Мы тут все — люди приезжие, Николай Чудотворец охранит нас от бед и болезней…
Прибыли в город Устинья да Семен со стороны Колмацкого прихода. Означало это, что приехали они с полуденной стороны, с юга. Оттуда обычно колмаки набегали, вот томичи и стали звать эту окраину города — Колмацкий приход. С этой же стороны обычно подъезжали к Томскому послы разных теплых стран, приходили пестрые караваны. Послов останавливали отдохнуть как раз в слободе Верхней. А пока они там отдыхали, чистились с дороги, томичи готовились к их приему. Служилые надевали пансири да витые шлемы, брали оружие и выстраивались с двух сторон ведущей в крепость дороги, вместе с празднично одетыми горожанами.
С башен стреляли из пушек и пускали многие большие дымы. Громко звонил всполошной колокол и все звонницы при церквах. Трубили трубачи, били в литавры.

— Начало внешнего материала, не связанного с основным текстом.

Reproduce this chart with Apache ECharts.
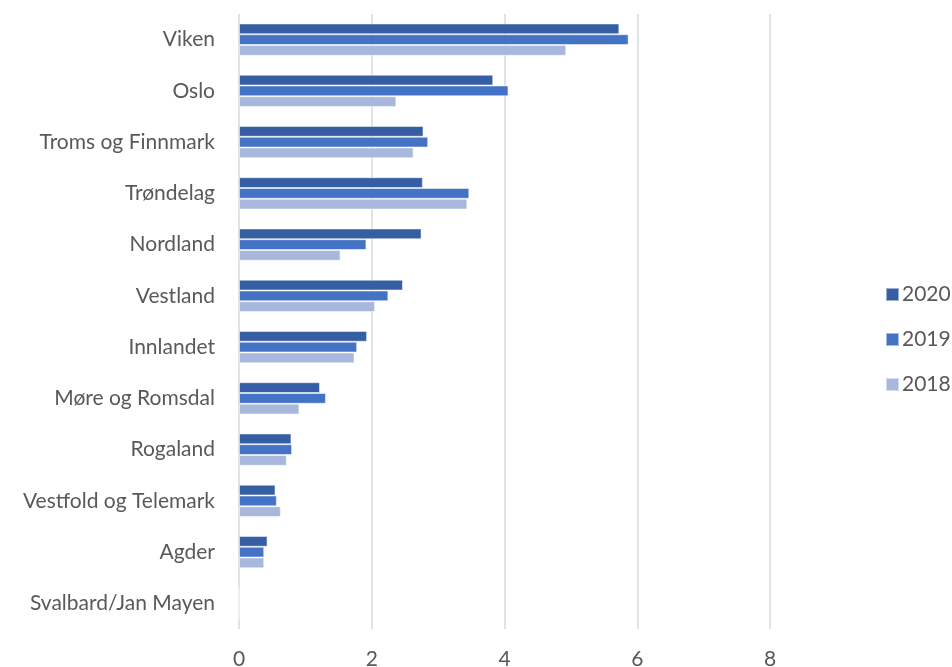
<!DOCTYPE html>
<html>
<head>
<meta charset="utf-8">
<script src="https://cdn.jsdelivr.net/npm/echarts@6/dist/echarts.min.js"></script>
<style>
  html, body { margin: 0; padding: 0; background: #fff; }
  #chart { width: 952px; height: 667px; }
</style>
</head>
<body>
<div id="chart"></div>
<script>
const categories = ["Viken", "Oslo", "Troms og Finnmark", "Trøndelag", "Nordland", "Vestland",
    "Innlandet", "Møre og Romsdal", "Rogaland", "Vestfold og Telemark", "Agder", "Svalbard/Jan Mayen"];
const values2020 = [5.73, 3.83, 2.78, 2.77, 2.75, 2.47, 1.93, 1.22, 0.79, 0.55, 0.43, 0];
const values2019 = [5.87, 4.06, 2.85, 3.47, 1.92, 2.25, 1.78, 1.31, 0.80, 0.57, 0.38, 0];
const values2018 = [4.93, 2.37, 2.63, 3.44, 1.53, 2.05, 1.74, 0.91, 0.72, 0.63, 0.38, 0];
const xTicks = [0, 2, 4, 6, 8];

const FONT = "Lato";
const TEXT_COLOR = "#595959";

var chart = echarts.init(document.getElementById("chart"));

function barSeries(name, data, color) {
    return {
        name: name,
        type: "bar",
        data: data,
        barGap: "0%",
        barCategoryGap: "37%",
        itemStyle: {
            color: color,
            borderColor: "rgba(255,255,255,0.5)",
            borderWidth: 1,
        },
        emphasis: { disabled: true },
    };
}

var option = {
    backgroundColor: "#fff",
    animation: false,
    textStyle: { fontFamily: FONT },
    grid: {
        left: 239,
        right: 182,
        top: 14,
        bottom: 38,
        containLabel: false,
        outerBoundsMode: "none",
    },
    legend: {
        orient: "vertical",
        left: 880,
        top: 279,
        itemWidth: 13,
        itemHeight: 13,
        itemGap: 24,
        icon: "rect",
        data: ["2020", "2019", "2018"],
        textStyle: { fontSize: 21, color: TEXT_COLOR, fontFamily: FONT, padding: [0, 0, 0, -2] },
    },
    xAxis: {
        type: "value",
        min: xTicks[0],
        max: xTicks[xTicks.length - 1],
        interval: 2,
        axisLine: { show: false },
        axisTick: { show: false },
        axisLabel: {
            fontSize: 21,
            color: TEXT_COLOR,
            margin: 20,
            showMaxLabel: true,
        },
        splitLine: { lineStyle: { color: "#d9d9d9", width: 1.5 } },
    },
    yAxis: {
        type: "category",
        inverse: true,
        data: categories,
        axisLine: { show: false },
        axisTick: { show: false },
        axisLabel: { fontSize: 21, color: TEXT_COLOR, margin: 24 },
    },
    series: [
        barSeries("2020", values2020, "#355ea3"),
        barSeries("2019", values2019, "#4472c4"),
        barSeries("2018", values2018, "#a8b7dc"),
    ],
};

chart.setOption(option);
</script>
</body>
</html>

Послы, видя такое многолюдство, слыша такой грохот да глядя на изрыгавшие огонь и дым башни, на корабли, стрелявшие на реке Томе, на реке Ушайке и на Ушайском озере, изумлялись. И начинали понимать, что урусский царь больше самого великого хана, если в короткое время сумел он поставить в глухой тайге город столь великий, многолюдный и ужасный.
Но так бывало по прибытии в Томский послов. Устинью и Семена никто не встречал, никто им никакого салюта не давал, за исключением разве кобылки, которая от бега по кочковатой дороге громко пукала и роняла лепешки.
Побывали у попа Бориса. Тот свел их к своему духовному сыну — Григорию. У Плещеева во дворе и в доме свободно. А для богомаза была дана записка.
Григорий мельком взглянул на деревенскую чету, показал, куда поставить распряженную кобылку. Предложил подкрепиться с дороги. Они сказали, что не голодны, взяли икону, завернутую в чистую холстину, и пошли по дороге к верхнему городу.
Город ошеломил их многолюдством и красотой. Постояли на мельничном мосту. Слушали, как играют трубки изобретенного немцем гидравлюса. Смотрели, как падает вода с колеса.
Дорога к воротной башне была вырублена в камне, восходила вверх пологими уступами, дабы могли въезжать телеги.
В зарослях калины, боярки и шиповника вдруг возникли два старичка, в рубище, деревянных башмаках, они натянули поперек дороги веревку.
— Почто вы? — спросил Семен, сдвинув брови, но не от гнева, а от неожиданности. И сказал тогда старец Максим:
— Мы вам добра хотим. Позволь нам с братом Петром слово сказать?
— Почто не сказать? Старших нам всегда надо слушать.
И сказал свою притчу Максим:
— Господь создал пчел на благо человеку, а черту завидно, требует у Бога себе несколько пчел. Бог и швырнул ему горсть. Только пчелы те чертовские, меду не дают, только жалят, называют их шершневыми.
И тогда свое слово сказал Петр:
— Если увидишь, что кто-то в церковь бросает каменья, а на кабак молится, — не ругай. Бывает, над церковью черти летают. А и на кабак не грех помолиться, ибо там души свои губят, о смертном часе позабыли.